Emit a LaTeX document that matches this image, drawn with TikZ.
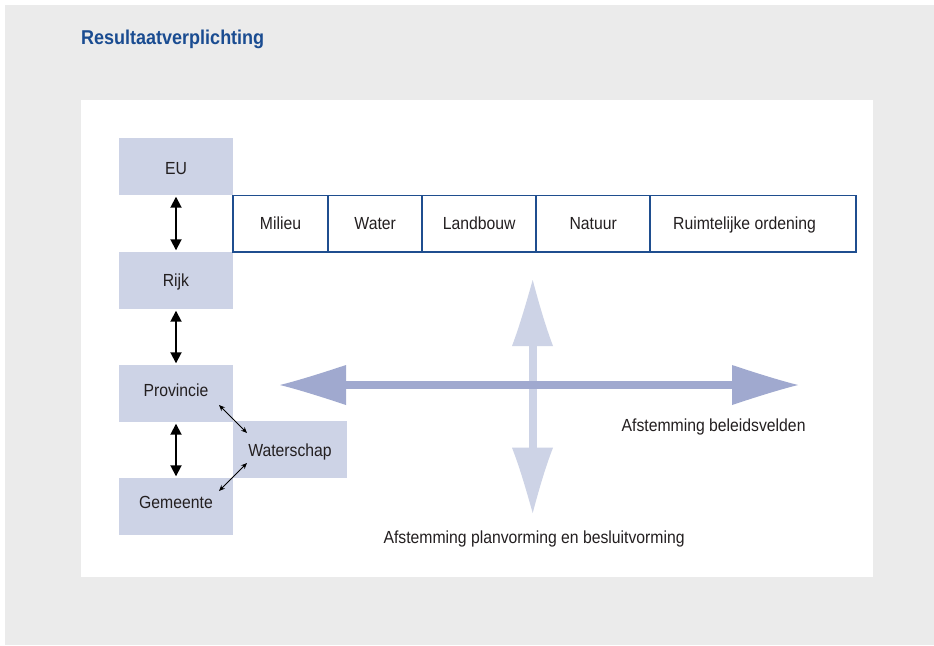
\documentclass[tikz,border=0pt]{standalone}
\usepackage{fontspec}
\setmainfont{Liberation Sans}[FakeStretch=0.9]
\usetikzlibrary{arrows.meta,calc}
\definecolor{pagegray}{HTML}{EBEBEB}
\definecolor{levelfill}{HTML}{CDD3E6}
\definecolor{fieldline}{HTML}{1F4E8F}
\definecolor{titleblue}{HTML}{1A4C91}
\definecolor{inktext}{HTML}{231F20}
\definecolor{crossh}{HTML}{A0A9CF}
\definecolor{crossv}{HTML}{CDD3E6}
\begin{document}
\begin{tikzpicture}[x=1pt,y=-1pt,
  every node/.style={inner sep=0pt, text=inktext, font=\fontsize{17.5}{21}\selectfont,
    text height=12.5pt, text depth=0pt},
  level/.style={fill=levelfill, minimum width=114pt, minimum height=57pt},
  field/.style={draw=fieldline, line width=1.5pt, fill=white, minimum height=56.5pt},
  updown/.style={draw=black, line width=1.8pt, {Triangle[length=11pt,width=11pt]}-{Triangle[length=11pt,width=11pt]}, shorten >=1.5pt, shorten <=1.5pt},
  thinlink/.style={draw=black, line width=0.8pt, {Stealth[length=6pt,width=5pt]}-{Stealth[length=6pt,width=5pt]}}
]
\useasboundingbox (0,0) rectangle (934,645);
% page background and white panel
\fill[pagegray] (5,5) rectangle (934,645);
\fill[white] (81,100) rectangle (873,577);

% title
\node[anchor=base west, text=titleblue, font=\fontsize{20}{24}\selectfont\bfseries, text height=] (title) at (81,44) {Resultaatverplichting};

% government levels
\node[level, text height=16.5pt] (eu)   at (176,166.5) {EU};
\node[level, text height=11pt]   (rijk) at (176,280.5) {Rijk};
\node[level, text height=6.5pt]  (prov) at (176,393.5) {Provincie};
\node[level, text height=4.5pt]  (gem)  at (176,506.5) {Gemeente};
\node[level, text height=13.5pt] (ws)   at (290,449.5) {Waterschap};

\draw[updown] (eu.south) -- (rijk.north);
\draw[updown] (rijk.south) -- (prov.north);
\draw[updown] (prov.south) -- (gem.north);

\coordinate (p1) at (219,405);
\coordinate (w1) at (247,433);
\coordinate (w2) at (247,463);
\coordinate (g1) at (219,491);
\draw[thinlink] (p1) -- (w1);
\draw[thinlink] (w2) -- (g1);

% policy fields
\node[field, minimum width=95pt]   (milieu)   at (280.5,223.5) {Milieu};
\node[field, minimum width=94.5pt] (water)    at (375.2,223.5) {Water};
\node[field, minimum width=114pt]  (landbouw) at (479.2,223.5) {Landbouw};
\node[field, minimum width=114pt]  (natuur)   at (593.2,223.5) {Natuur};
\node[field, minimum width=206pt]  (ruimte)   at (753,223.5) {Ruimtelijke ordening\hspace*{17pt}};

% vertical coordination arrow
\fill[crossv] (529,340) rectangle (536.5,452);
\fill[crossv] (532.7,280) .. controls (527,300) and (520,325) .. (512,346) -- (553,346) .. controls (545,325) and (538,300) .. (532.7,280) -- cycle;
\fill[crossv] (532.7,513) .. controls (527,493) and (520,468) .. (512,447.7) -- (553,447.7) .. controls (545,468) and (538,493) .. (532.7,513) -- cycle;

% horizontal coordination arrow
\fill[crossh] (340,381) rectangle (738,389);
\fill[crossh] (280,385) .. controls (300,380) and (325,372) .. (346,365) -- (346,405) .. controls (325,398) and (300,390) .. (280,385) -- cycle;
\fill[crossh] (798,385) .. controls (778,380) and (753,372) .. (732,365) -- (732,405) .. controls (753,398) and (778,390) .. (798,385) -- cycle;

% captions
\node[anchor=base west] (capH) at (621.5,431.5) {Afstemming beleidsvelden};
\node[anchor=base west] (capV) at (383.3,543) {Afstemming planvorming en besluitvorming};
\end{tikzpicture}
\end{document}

—————

### Task prompt
Write out, word for word, the lines from the start of the data through the one holding "text height=] (title)". Omit pictures.

### Solved exercise
Emit a LaTeX document that matches this image, drawn with TikZ.
\documentclass[tikz,border=0pt]{standalone}
\usepackage{fontspec}
\setmainfont{Liberation Sans}[FakeStretch=0.9]
\usetikzlibrary{arrows.meta,calc}
\definecolor{pagegray}{HTML}{EBEBEB}
\definecolor{levelfill}{HTML}{CDD3E6}
\definecolor{fieldline}{HTML}{1F4E8F}
\definecolor{titleblue}{HTML}{1A4C91}
\definecolor{inktext}{HTML}{231F20}
\definecolor{crossh}{HTML}{A0A9CF}
\definecolor{crossv}{HTML}{CDD3E6}
\begin{document}
\begin{tikzpicture}[x=1pt,y=-1pt,
  every node/.style={inner sep=0pt, text=inktext, font=\fontsize{17.5}{21}\selectfont,
    text height=12.5pt, text depth=0pt},
  level/.style={fill=levelfill, minimum width=114pt, minimum height=57pt},
  field/.style={draw=fieldline, line width=1.5pt, fill=white, minimum height=56.5pt},
  updown/.style={draw=black, line width=1.8pt, {Triangle[length=11pt,width=11pt]}-{Triangle[length=11pt,width=11pt]}, shorten >=1.5pt, shorten <=1.5pt},
  thinlink/.style={draw=black, line width=0.8pt, {Stealth[length=6pt,width=5pt]}-{Stealth[length=6pt,width=5pt]}}
]
\useasboundingbox (0,0) rectangle (934,645);
% page background and white panel
\fill[pagegray] (5,5) rectangle (934,645);
\fill[white] (81,100) rectangle (873,577);

% title
\node[anchor=base west, text=titleblue, font=\fontsize{20}{24}\selectfont\bfseries, text height=] (title) at (81,44) {Resultaatverplichting};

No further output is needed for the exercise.